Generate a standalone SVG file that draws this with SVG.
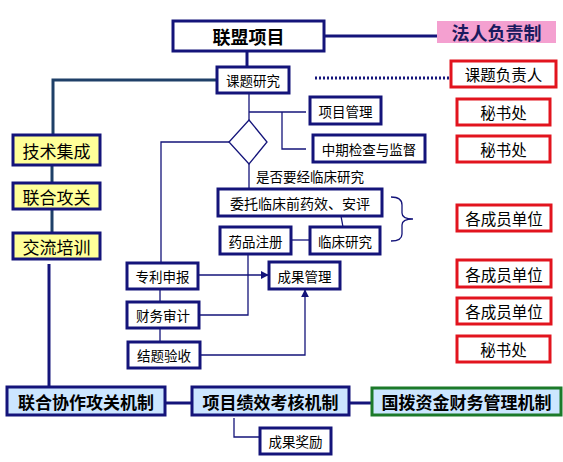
<svg xmlns="http://www.w3.org/2000/svg" width="563" height="462" viewBox="0 0 563 462">
<defs>
<marker id="ah" viewBox="0 0 10 10" refX="9" refY="5" markerWidth="8" markerHeight="8" markerUnits="userSpaceOnUse" orient="auto"><path d="M0,0 L10,5 L0,10 Z" fill="#14147a"/></marker>
</defs>
<style>
.n{fill:#fff;stroke:#14147a;stroke-width:3}
.y{fill:#ffff99;stroke:#14147a;stroke-width:3}
.b{fill:#cce6ff;stroke:#14147a;stroke-width:3}
.g{fill:#cce6ff;stroke:#1c7a2a;stroke-width:3}
.r{fill:#fff;stroke:#e2141e;stroke-width:3}
.t{font-family:"Noto Sans CJK SC","Noto Sans",sans-serif;fill:#000;text-anchor:middle;dominant-baseline:central}
.s13{font-size:13.5px}
.s14{font-size:15.5px}
.s17{font-size:17px}
.s16{font-size:17px;font-weight:bold}
.s18{font-size:18px;font-weight:bold}
.c{fill:none;stroke:#14147a;stroke-width:1.3}
.ck{fill:none;stroke:#14147a;stroke-width:3}
.cs{fill:none;stroke:#1f4068;stroke-width:3}
</style>
<g id="connectors">
<line class="ck" x1="247" y1="51" x2="247" y2="67"/>
<line class="ck" x1="324" y1="36" x2="437" y2="36"/>
<line x1="315" y1="78" x2="450" y2="78" stroke="#14147a" stroke-width="3" stroke-dasharray="2,2"/>
<polyline class="cs" points="217,80 53,80 53,135"/>
<line class="cs" x1="52" y1="165" x2="52" y2="183"/>
<line class="cs" x1="52" y1="209" x2="52" y2="233"/>
<line class="ck" x1="49" y1="264" x2="49" y2="387"/>
<line class="ck" x1="165" y1="403" x2="192" y2="403"/>
<line class="ck" x1="349" y1="403" x2="372" y2="403"/>
<polyline class="c" points="234,418 234,437 260,437"/>
<line class="c" x1="249" y1="93" x2="249" y2="120"/>
<line class="c" x1="249" y1="112" x2="306" y2="112"/>
<polyline class="c" points="282,112 282,149 306,149"/>
<polyline class="c" points="229,142 161,142 161,263"/>
<line class="c" x1="249" y1="164" x2="249" y2="189"/>
<line class="c" x1="341" y1="216" x2="343" y2="227"/>
<line class="c" x1="291" y1="240" x2="310" y2="240"/>
<polyline class="c" points="248,254 248,315 199,315"/>
<line class="c" x1="160" y1="289" x2="160" y2="302"/>
<line class="c" x1="160" y1="328" x2="160" y2="342"/>
<line class="c" x1="198" y1="275" x2="268" y2="275" marker-end="url(#ah)"/>
<polyline class="c" points="200,355 305,355 305,290" marker-end="url(#ah)"/>
<path class="c" d="M391,197 Q402,197 402,205 L402,213 Q402,219 413,219 Q402,219 402,225 L402,234 Q402,241 391,241"/>
</g>
<g id="n1"><rect class="n" x="173" y="21" width="151" height="30"/><text class="t s18" x="248.5" y="36">联盟项目</text></g>
<g id="n2"><rect x="437" y="21" width="119" height="22" fill="#f4a0d0"/><text class="t s18" x="496.5" y="32" style="fill:#1a1a5e">法人负责制</text></g>
<g id="n3"><rect class="n" x="217" y="67" width="72" height="26"/><text class="t s13" x="253" y="80">课题研究</text></g>
<g id="n4"><rect class="r" x="451" y="61" width="105" height="26"/><text class="t s14" x="503.5" y="74">课题负责人</text></g>
<g id="n5"><rect class="n" x="310" y="97" width="71" height="27"/><text class="t s13" x="345.5" y="110.5">项目管理</text></g>
<g id="n6"><rect class="r" x="457" y="99" width="93" height="26"/><text class="t s14" x="503.5" y="112">秘书处</text></g>
<g id="n7"><rect class="n" x="313" y="135" width="112" height="27"/><text class="t s13" x="369" y="148.5">中期检查与监督</text></g>
<g id="n8"><rect class="r" x="457" y="136" width="93" height="26"/><text class="t s14" x="503.5" y="149">秘书处</text></g>
<g id="n9"><polygon points="249,120 267,142 249,164 229,142" fill="#fff" stroke="#14147a" stroke-width="1.3"/></g>
<text class="t s13" x="256" y="176" style="text-anchor:start">是否要经临床研究</text>
<g id="n10"><rect class="y" x="13" y="135" width="87" height="30"/><text class="t s17" x="56.5" y="150">技术集成</text></g>
<g id="n11"><rect class="y" x="13" y="183" width="87" height="26"/><text class="t s17" x="56.5" y="196">联合攻关</text></g>
<g id="n12"><rect class="y" x="13" y="233" width="87" height="26"/><text class="t s17" x="56.5" y="246">交流培训</text></g>
<g id="n13"><rect class="n" x="218" y="189" width="164" height="27"/><text class="t s13" x="300" y="202.5" style="font-size:14px">委托临床前药效、安评</text></g>
<g id="n14"><rect class="n" x="220" y="227" width="71" height="27"/><text class="t s13" x="255.5" y="240.5">药品注册</text></g>
<g id="n15"><rect class="n" x="310" y="227" width="70" height="27"/><text class="t s13" x="345" y="240.5">临床研究</text></g>
<g id="n16"><rect class="r" x="457" y="205" width="94" height="26"/><text class="t s14" x="504" y="218">各成员单位</text></g>
<g id="n17"><rect class="n" x="127" y="263" width="71" height="26"/><text class="t s13" x="162.5" y="276">专利申报</text></g>
<g id="n18"><rect class="n" x="269" y="262" width="71" height="27"/><text class="t s13" x="304.5" y="275.5">成果管理</text></g>
<g id="n19"><rect class="r" x="457" y="260" width="94" height="27"/><text class="t s14" x="504" y="273.5">各成员单位</text></g>
<g id="n20"><rect class="n" x="127" y="302" width="72" height="26"/><text class="t s13" x="163" y="315">财务审计</text></g>
<g id="n21"><rect class="r" x="457" y="298" width="94" height="26"/><text class="t s14" x="504" y="311">各成员单位</text></g>
<g id="n22"><rect class="n" x="128" y="342" width="72" height="26"/><text class="t s13" x="164" y="355">结题验收</text></g>
<g id="n23"><rect class="r" x="457" y="336" width="93" height="26"/><text class="t s14" x="503.5" y="349">秘书处</text></g>
<g id="n24"><rect class="b" x="7" y="387" width="158" height="28"/><text class="t s16" x="86" y="401">联合协作攻关机制</text></g>
<g id="n25"><rect class="b" x="192" y="387" width="157" height="28"/><text class="t s16" x="270.5" y="401">项目绩效考核机制</text></g>
<g id="n26"><rect class="g" x="372" y="388" width="189" height="27"/><text class="t s16" x="466.5" y="401.5">国拨资金财务管理机制</text></g>
<g id="n27"><rect class="n" x="260" y="428" width="71" height="26"/><text class="t s13" x="295.5" y="441">成果奖励</text></g>
</svg>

____________

=== TASK GOAL ===
Write out the material above once more, exactly as it reads, with no pictures.

=== COMPLETE OUTPUT ===
Generate a standalone SVG file that draws this with SVG.
<svg xmlns="http://www.w3.org/2000/svg" width="563" height="462" viewBox="0 0 563 462">
<defs>
<marker id="ah" viewBox="0 0 10 10" refX="9" refY="5" markerWidth="8" markerHeight="8" markerUnits="userSpaceOnUse" orient="auto"><path d="M0,0 L10,5 L0,10 Z" fill="#14147a"/></marker>
</defs>
<style>
.n{fill:#fff;stroke:#14147a;stroke-width:3}
.y{fill:#ffff99;stroke:#14147a;stroke-width:3}
.b{fill:#cce6ff;stroke:#14147a;stroke-width:3}
.g{fill:#cce6ff;stroke:#1c7a2a;stroke-width:3}
.r{fill:#fff;stroke:#e2141e;stroke-width:3}
.t{font-family:"Noto Sans CJK SC","Noto Sans",sans-serif;fill:#000;text-anchor:middle;dominant-baseline:central}
.s13{font-size:13.5px}
.s14{font-size:15.5px}
.s17{font-size:17px}
.s16{font-size:17px;font-weight:bold}
.s18{font-size:18px;font-weight:bold}
.c{fill:none;stroke:#14147a;stroke-width:1.3}
.ck{fill:none;stroke:#14147a;stroke-width:3}
.cs{fill:none;stroke:#1f4068;stroke-width:3}
</style>
<g id="connectors">
<line class="ck" x1="247" y1="51" x2="247" y2="67"/>
<line class="ck" x1="324" y1="36" x2="437" y2="36"/>
<line x1="315" y1="78" x2="450" y2="78" stroke="#14147a" stroke-width="3" stroke-dasharray="2,2"/>
<polyline class="cs" points="217,80 53,80 53,135"/>
<line class="cs" x1="52" y1="165" x2="52" y2="183"/>
<line class="cs" x1="52" y1="209" x2="52" y2="233"/>
<line class="ck" x1="49" y1="264" x2="49" y2="387"/>
<line class="ck" x1="165" y1="403" x2="192" y2="403"/>
<line class="ck" x1="349" y1="403" x2="372" y2="403"/>
<polyline class="c" points="234,418 234,437 260,437"/>
<line class="c" x1="249" y1="93" x2="249" y2="120"/>
<line class="c" x1="249" y1="112" x2="306" y2="112"/>
<polyline class="c" points="282,112 282,149 306,149"/>
<polyline class="c" points="229,142 161,142 161,263"/>
<line class="c" x1="249" y1="164" x2="249" y2="189"/>
<line class="c" x1="341" y1="216" x2="343" y2="227"/>
<line class="c" x1="291" y1="240" x2="310" y2="240"/>
<polyline class="c" points="248,254 248,315 199,315"/>
<line class="c" x1="160" y1="289" x2="160" y2="302"/>
<line class="c" x1="160" y1="328" x2="160" y2="342"/>
<line class="c" x1="198" y1="275" x2="268" y2="275" marker-end="url(#ah)"/>
<polyline class="c" points="200,355 305,355 305,290" marker-end="url(#ah)"/>
<path class="c" d="M391,197 Q402,197 402,205 L402,213 Q402,219 413,219 Q402,219 402,225 L402,234 Q402,241 391,241"/>
</g>
<g id="n1"><rect class="n" x="173" y="21" width="151" height="30"/><text class="t s18" x="248.5" y="36">联盟项目</text></g>
<g id="n2"><rect x="437" y="21" width="119" height="22" fill="#f4a0d0"/><text class="t s18" x="496.5" y="32" style="fill:#1a1a5e">法人负责制</text></g>
<g id="n3"><rect class="n" x="217" y="67" width="72" height="26"/><text class="t s13" x="253" y="80">课题研究</text></g>
<g id="n4"><rect class="r" x="451" y="61" width="105" height="26"/><text class="t s14" x="503.5" y="74">课题负责人</text></g>
<g id="n5"><rect class="n" x="310" y="97" width="71" height="27"/><text class="t s13" x="345.5" y="110.5">项目管理</text></g>
<g id="n6"><rect class="r" x="457" y="99" width="93" height="26"/><text class="t s14" x="503.5" y="112">秘书处</text></g>
<g id="n7"><rect class="n" x="313" y="135" width="112" height="27"/><text class="t s13" x="369" y="148.5">中期检查与监督</text></g>
<g id="n8"><rect class="r" x="457" y="136" width="93" height="26"/><text class="t s14" x="503.5" y="149">秘书处</text></g>
<g id="n9"><polygon points="249,120 267,142 249,164 229,142" fill="#fff" stroke="#14147a" stroke-width="1.3"/></g>
<text class="t s13" x="256" y="176" style="text-anchor:start">是否要经临床研究</text>
<g id="n10"><rect class="y" x="13" y="135" width="87" height="30"/><text class="t s17" x="56.5" y="150">技术集成</text></g>
<g id="n11"><rect class="y" x="13" y="183" width="87" height="26"/><text class="t s17" x="56.5" y="196">联合攻关</text></g>
<g id="n12"><rect class="y" x="13" y="233" width="87" height="26"/><text class="t s17" x="56.5" y="246">交流培训</text></g>
<g id="n13"><rect class="n" x="218" y="189" width="164" height="27"/><text class="t s13" x="300" y="202.5" style="font-size:14px">委托临床前药效、安评</text></g>
<g id="n14"><rect class="n" x="220" y="227" width="71" height="27"/><text class="t s13" x="255.5" y="240.5">药品注册</text></g>
<g id="n15"><rect class="n" x="310" y="227" width="70" height="27"/><text class="t s13" x="345" y="240.5">临床研究</text></g>
<g id="n16"><rect class="r" x="457" y="205" width="94" height="26"/><text class="t s14" x="504" y="218">各成员单位</text></g>
<g id="n17"><rect class="n" x="127" y="263" width="71" height="26"/><text class="t s13" x="162.5" y="276">专利申报</text></g>
<g id="n18"><rect class="n" x="269" y="262" width="71" height="27"/><text class="t s13" x="304.5" y="275.5">成果管理</text></g>
<g id="n19"><rect class="r" x="457" y="260" width="94" height="27"/><text class="t s14" x="504" y="273.5">各成员单位</text></g>
<g id="n20"><rect class="n" x="127" y="302" width="72" height="26"/><text class="t s13" x="163" y="315">财务审计</text></g>
<g id="n21"><rect class="r" x="457" y="298" width="94" height="26"/><text class="t s14" x="504" y="311">各成员单位</text></g>
<g id="n22"><rect class="n" x="128" y="342" width="72" height="26"/><text class="t s13" x="164" y="355">结题验收</text></g>
<g id="n23"><rect class="r" x="457" y="336" width="93" height="26"/><text class="t s14" x="503.5" y="349">秘书处</text></g>
<g id="n24"><rect class="b" x="7" y="387" width="158" height="28"/><text class="t s16" x="86" y="401">联合协作攻关机制</text></g>
<g id="n25"><rect class="b" x="192" y="387" width="157" height="28"/><text class="t s16" x="270.5" y="401">项目绩效考核机制</text></g>
<g id="n26"><rect class="g" x="372" y="388" width="189" height="27"/><text class="t s16" x="466.5" y="401.5">国拨资金财务管理机制</text></g>
<g id="n27"><rect class="n" x="260" y="428" width="71" height="26"/><text class="t s13" x="295.5" y="441">成果奖励</text></g>
</svg>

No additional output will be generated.